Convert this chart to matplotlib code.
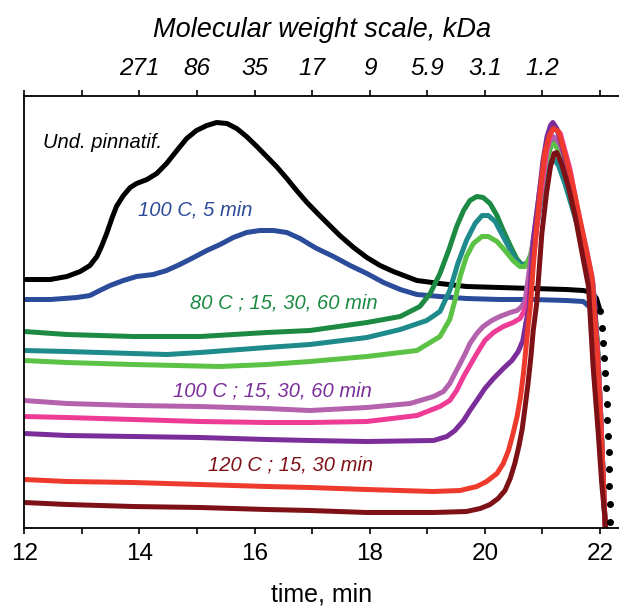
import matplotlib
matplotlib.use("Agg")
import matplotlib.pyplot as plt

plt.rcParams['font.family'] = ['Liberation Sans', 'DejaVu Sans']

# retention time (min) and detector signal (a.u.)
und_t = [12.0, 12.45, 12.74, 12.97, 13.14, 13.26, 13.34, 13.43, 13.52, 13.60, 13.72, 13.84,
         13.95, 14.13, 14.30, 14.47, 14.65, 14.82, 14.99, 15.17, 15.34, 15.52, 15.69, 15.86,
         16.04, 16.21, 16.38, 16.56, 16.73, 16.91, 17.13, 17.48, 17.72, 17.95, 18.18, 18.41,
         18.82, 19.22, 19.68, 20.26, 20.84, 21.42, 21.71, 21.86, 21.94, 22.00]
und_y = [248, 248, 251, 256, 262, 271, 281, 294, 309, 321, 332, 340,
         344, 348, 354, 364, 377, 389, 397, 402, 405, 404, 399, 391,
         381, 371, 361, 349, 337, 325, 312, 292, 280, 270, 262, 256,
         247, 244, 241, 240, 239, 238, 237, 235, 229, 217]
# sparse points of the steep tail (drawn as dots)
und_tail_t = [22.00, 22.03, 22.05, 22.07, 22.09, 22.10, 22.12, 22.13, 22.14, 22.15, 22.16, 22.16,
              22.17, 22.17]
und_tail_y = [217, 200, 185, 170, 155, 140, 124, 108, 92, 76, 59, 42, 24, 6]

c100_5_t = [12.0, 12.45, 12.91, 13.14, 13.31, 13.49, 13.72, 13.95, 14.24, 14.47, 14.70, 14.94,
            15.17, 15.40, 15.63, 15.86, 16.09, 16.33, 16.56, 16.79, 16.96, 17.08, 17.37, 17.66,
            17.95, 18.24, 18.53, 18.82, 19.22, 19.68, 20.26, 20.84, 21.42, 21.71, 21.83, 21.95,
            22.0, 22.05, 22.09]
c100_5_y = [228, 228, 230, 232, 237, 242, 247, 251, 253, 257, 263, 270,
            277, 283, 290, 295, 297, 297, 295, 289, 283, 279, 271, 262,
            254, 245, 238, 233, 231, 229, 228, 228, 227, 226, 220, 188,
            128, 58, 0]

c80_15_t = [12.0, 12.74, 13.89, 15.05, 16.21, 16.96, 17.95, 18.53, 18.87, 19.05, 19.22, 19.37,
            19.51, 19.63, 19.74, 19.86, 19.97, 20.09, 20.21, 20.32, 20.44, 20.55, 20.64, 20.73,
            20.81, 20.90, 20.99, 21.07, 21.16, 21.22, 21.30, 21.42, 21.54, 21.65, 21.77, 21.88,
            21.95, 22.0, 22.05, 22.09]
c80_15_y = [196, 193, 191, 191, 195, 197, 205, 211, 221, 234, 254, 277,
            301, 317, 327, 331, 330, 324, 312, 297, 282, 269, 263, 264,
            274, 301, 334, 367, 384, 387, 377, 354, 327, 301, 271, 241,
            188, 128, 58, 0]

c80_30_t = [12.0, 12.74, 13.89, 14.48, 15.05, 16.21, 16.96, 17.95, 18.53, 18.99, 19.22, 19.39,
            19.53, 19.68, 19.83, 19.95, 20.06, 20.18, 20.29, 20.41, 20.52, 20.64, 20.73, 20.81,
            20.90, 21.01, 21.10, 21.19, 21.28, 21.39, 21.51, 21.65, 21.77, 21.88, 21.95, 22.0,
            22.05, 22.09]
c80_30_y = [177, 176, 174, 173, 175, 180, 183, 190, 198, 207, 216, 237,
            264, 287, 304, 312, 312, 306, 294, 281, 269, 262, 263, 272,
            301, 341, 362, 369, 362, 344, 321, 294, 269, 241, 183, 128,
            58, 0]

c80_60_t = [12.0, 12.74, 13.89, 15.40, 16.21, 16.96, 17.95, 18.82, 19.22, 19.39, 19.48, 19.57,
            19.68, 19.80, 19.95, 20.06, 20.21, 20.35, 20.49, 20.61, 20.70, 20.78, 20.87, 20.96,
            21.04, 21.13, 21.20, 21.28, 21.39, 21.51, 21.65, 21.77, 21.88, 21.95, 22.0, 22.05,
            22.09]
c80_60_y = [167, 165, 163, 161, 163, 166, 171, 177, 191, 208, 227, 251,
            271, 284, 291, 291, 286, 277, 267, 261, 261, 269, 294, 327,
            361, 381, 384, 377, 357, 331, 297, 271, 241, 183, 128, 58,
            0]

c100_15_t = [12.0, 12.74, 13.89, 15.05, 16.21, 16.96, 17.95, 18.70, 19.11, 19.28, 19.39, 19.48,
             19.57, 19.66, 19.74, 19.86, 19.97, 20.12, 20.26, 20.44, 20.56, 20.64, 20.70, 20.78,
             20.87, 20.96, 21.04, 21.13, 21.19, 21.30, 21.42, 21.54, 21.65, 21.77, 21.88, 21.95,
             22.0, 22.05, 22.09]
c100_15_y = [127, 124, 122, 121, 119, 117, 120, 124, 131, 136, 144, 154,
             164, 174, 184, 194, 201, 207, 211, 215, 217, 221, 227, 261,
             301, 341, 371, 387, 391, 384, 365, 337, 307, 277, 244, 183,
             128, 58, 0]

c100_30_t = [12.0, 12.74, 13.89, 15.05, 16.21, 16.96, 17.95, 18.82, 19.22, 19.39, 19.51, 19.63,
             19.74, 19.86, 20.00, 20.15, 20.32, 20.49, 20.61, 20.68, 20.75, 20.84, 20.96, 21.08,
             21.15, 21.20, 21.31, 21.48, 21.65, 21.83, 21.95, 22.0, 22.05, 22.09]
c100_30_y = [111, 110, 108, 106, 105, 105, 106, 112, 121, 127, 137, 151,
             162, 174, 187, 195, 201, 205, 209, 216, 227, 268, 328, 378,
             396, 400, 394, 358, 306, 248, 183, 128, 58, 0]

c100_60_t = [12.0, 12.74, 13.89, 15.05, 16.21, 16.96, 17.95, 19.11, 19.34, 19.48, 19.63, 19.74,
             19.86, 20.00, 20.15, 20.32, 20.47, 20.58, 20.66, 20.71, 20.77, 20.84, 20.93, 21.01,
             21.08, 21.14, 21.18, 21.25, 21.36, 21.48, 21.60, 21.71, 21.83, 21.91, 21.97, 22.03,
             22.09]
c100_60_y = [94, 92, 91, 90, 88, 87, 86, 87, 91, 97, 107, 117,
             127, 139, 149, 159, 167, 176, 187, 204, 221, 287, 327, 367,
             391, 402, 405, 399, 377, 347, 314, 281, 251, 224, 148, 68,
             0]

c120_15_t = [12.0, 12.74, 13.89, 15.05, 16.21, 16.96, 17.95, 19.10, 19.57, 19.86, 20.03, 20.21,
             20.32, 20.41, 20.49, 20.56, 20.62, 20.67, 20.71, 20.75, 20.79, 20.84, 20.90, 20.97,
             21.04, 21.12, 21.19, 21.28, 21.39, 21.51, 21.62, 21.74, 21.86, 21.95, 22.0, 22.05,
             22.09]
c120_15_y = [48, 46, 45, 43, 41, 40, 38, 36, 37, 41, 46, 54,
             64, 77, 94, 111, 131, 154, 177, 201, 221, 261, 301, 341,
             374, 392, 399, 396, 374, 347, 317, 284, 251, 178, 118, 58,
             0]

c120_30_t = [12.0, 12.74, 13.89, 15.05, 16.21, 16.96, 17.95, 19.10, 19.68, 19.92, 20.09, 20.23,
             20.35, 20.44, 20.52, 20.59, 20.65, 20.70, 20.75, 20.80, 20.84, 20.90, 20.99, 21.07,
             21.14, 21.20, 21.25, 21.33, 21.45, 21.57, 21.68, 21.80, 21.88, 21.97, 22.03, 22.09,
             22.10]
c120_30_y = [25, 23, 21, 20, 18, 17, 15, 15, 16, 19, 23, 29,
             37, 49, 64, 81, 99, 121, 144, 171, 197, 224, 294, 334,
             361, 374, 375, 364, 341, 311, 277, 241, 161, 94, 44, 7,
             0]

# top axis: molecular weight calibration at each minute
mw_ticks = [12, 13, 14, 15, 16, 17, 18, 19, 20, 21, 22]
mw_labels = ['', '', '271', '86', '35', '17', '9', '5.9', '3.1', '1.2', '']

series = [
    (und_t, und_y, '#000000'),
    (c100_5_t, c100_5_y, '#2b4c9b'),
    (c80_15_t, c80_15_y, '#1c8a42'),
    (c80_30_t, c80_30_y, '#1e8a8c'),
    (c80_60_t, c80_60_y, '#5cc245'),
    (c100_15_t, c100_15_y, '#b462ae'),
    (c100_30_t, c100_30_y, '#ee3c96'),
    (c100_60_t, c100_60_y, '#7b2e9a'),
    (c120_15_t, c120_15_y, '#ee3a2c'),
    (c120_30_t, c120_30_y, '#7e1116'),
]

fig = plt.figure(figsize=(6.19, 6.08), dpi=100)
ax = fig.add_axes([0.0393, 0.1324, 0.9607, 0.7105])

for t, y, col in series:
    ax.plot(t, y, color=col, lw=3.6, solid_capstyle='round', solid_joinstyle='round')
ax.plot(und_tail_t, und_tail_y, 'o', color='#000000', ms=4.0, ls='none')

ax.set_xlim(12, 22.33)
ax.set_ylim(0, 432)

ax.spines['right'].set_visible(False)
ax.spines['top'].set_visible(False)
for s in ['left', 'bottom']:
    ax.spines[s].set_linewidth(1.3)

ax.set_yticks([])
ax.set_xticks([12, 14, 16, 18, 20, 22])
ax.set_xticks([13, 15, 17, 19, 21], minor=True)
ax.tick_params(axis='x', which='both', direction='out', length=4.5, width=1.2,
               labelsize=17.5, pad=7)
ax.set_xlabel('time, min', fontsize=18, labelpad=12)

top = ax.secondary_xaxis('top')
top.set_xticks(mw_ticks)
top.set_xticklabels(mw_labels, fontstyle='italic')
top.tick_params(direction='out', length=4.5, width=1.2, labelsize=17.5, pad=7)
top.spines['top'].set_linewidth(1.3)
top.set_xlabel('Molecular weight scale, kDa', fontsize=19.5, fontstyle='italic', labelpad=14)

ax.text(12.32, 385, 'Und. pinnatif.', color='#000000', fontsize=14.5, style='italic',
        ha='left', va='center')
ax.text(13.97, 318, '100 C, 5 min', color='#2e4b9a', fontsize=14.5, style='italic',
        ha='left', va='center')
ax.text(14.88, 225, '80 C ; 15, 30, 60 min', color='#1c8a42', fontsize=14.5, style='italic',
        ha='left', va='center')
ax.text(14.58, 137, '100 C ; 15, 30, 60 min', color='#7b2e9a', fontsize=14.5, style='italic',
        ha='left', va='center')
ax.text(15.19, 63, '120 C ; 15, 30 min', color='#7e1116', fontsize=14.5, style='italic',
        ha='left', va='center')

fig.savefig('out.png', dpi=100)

-------

• Stated task:
From the first line above through the line containing "plt.rcParams['font.family'] = ['Liberation", copy everything exactly, without the pictures.

• Output:
Convert this chart to matplotlib code.
import matplotlib
matplotlib.use("Agg")
import matplotlib.pyplot as plt

plt.rcParams['font.family'] = ['Liberation Sans', 'DejaVu Sans']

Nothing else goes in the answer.